TASK GOAL: Output the material below unchanged, apart from leaving out the pictures.

INFORMATION SHOWN:
------------------------
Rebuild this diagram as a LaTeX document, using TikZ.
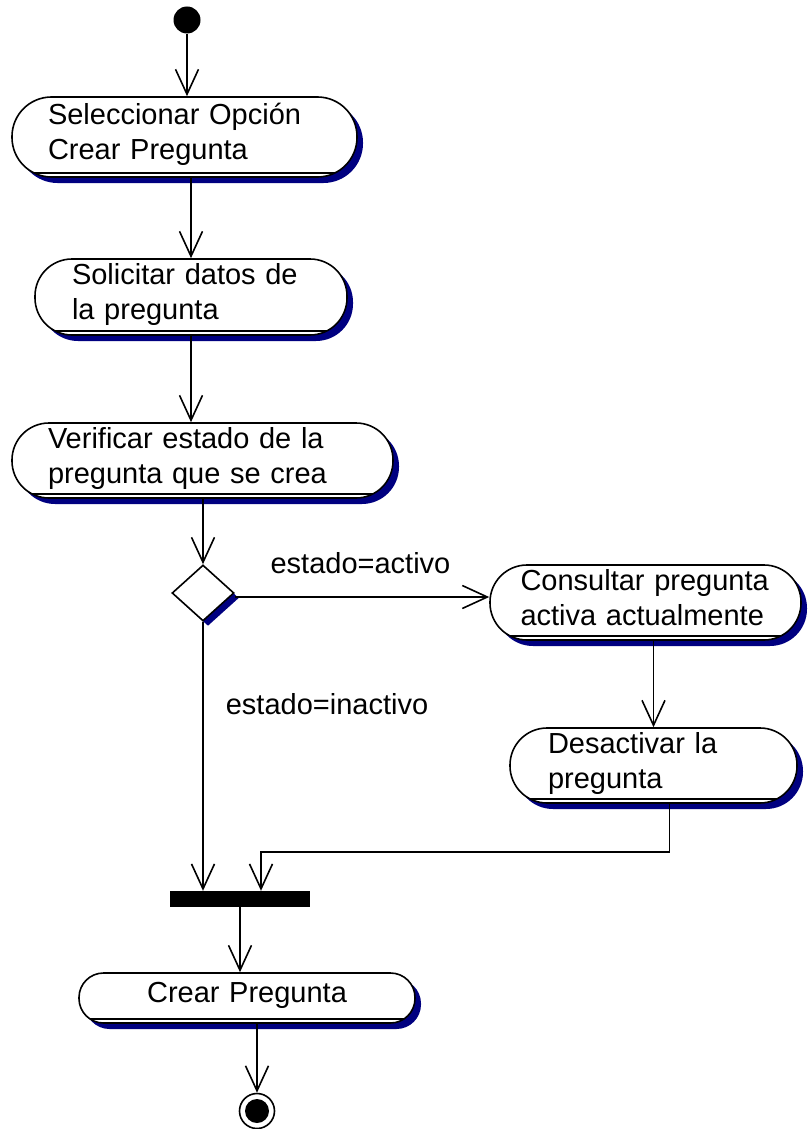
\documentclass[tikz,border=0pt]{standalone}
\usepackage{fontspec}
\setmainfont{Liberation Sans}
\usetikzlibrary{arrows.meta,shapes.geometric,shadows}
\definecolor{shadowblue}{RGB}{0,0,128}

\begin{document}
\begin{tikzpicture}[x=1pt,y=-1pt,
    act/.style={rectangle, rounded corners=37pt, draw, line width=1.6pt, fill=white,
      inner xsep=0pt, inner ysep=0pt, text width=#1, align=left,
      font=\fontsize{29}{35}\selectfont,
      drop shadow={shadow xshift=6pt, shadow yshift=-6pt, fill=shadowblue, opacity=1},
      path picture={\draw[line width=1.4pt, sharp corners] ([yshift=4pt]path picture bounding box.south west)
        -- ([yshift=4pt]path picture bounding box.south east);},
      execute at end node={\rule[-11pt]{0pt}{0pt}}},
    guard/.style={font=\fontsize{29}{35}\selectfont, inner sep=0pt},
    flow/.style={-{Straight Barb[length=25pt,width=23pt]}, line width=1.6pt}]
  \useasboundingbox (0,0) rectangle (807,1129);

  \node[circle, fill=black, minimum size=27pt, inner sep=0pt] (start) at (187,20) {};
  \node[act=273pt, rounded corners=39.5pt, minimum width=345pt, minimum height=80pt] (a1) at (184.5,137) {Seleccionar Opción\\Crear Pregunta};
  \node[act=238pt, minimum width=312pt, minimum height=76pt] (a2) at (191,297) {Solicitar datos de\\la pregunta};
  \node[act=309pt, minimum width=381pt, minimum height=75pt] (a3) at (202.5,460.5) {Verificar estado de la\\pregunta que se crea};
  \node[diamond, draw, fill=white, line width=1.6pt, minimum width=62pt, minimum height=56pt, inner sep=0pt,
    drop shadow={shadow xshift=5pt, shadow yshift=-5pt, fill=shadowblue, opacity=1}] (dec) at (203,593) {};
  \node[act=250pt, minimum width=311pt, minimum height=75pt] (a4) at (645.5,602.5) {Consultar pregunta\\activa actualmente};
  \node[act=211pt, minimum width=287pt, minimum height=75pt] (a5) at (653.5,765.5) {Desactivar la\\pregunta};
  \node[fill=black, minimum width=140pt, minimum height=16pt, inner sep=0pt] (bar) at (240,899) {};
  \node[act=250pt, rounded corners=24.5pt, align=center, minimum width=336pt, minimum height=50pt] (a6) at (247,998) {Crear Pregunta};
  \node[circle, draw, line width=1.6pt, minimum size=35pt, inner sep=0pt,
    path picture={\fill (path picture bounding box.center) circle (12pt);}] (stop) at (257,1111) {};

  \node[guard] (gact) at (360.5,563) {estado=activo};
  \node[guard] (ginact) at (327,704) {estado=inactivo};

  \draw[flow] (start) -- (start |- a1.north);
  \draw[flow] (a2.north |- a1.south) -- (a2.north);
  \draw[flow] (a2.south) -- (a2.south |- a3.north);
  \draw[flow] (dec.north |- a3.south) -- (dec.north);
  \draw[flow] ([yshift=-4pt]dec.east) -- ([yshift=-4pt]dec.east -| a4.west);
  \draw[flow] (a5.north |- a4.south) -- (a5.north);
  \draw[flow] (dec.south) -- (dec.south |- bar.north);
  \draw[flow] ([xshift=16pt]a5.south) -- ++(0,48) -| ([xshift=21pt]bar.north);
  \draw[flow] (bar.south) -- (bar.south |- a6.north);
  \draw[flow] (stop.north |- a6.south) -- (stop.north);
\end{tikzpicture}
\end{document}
------------------------
TASK SOLUTION:
Rebuild this diagram as a LaTeX document, using TikZ.
\documentclass[tikz,border=0pt]{standalone}
\usepackage{fontspec}
\setmainfont{Liberation Sans}
\usetikzlibrary{arrows.meta,shapes.geometric,shadows}
\definecolor{shadowblue}{RGB}{0,0,128}

\begin{document}
\begin{tikzpicture}[x=1pt,y=-1pt,
    act/.style={rectangle, rounded corners=37pt, draw, line width=1.6pt, fill=white,
      inner xsep=0pt, inner ysep=0pt, text width=#1, align=left,
      font=\fontsize{29}{35}\selectfont,
      drop shadow={shadow xshift=6pt, shadow yshift=-6pt, fill=shadowblue, opacity=1},
      path picture={\draw[line width=1.4pt, sharp corners] ([yshift=4pt]path picture bounding box.south west)
        -- ([yshift=4pt]path picture bounding box.south east);},
      execute at end node={\rule[-11pt]{0pt}{0pt}}},
    guard/.style={font=\fontsize{29}{35}\selectfont, inner sep=0pt},
    flow/.style={-{Straight Barb[length=25pt,width=23pt]}, line width=1.6pt}]
  \useasboundingbox (0,0) rectangle (807,1129);

  \node[circle, fill=black, minimum size=27pt, inner sep=0pt] (start) at (187,20) {};
  \node[act=273pt, rounded corners=39.5pt, minimum width=345pt, minimum height=80pt] (a1) at (184.5,137) {Seleccionar Opción\\Crear Pregunta};
  \node[act=238pt, minimum width=312pt, minimum height=76pt] (a2) at (191,297) {Solicitar datos de\\la pregunta};
  \node[act=309pt, minimum width=381pt, minimum height=75pt] (a3) at (202.5,460.5) {Verificar estado de la\\pregunta que se crea};
  \node[diamond, draw, fill=white, line width=1.6pt, minimum width=62pt, minimum height=56pt, inner sep=0pt,
    drop shadow={shadow xshift=5pt, shadow yshift=-5pt, fill=shadowblue, opacity=1}] (dec) at (203,593) {};
  \node[act=250pt, minimum width=311pt, minimum height=75pt] (a4) at (645.5,602.5) {Consultar pregunta\\activa actualmente};
  \node[act=211pt, minimum width=287pt, minimum height=75pt] (a5) at (653.5,765.5) {Desactivar la\\pregunta};
  \node[fill=black, minimum width=140pt, minimum height=16pt, inner sep=0pt] (bar) at (240,899) {};
  \node[act=250pt, rounded corners=24.5pt, align=center, minimum width=336pt, minimum height=50pt] (a6) at (247,998) {Crear Pregunta};
  \node[circle, draw, line width=1.6pt, minimum size=35pt, inner sep=0pt,
    path picture={\fill (path picture bounding box.center) circle (12pt);}] (stop) at (257,1111) {};

  \node[guard] (gact) at (360.5,563) {estado=activo};
  \node[guard] (ginact) at (327,704) {estado=inactivo};

  \draw[flow] (start) -- (start |- a1.north);
  \draw[flow] (a2.north |- a1.south) -- (a2.north);
  \draw[flow] (a2.south) -- (a2.south |- a3.north);
  \draw[flow] (dec.north |- a3.south) -- (dec.north);
  \draw[flow] ([yshift=-4pt]dec.east) -- ([yshift=-4pt]dec.east -| a4.west);
  \draw[flow] (a5.north |- a4.south) -- (a5.north);
  \draw[flow] (dec.south) -- (dec.south |- bar.north);
  \draw[flow] ([xshift=16pt]a5.south) -- ++(0,48) -| ([xshift=21pt]bar.north);
  \draw[flow] (bar.south) -- (bar.south |- a6.north);
  \draw[flow] (stop.north |- a6.south) -- (stop.north);
\end{tikzpicture}
\end{document}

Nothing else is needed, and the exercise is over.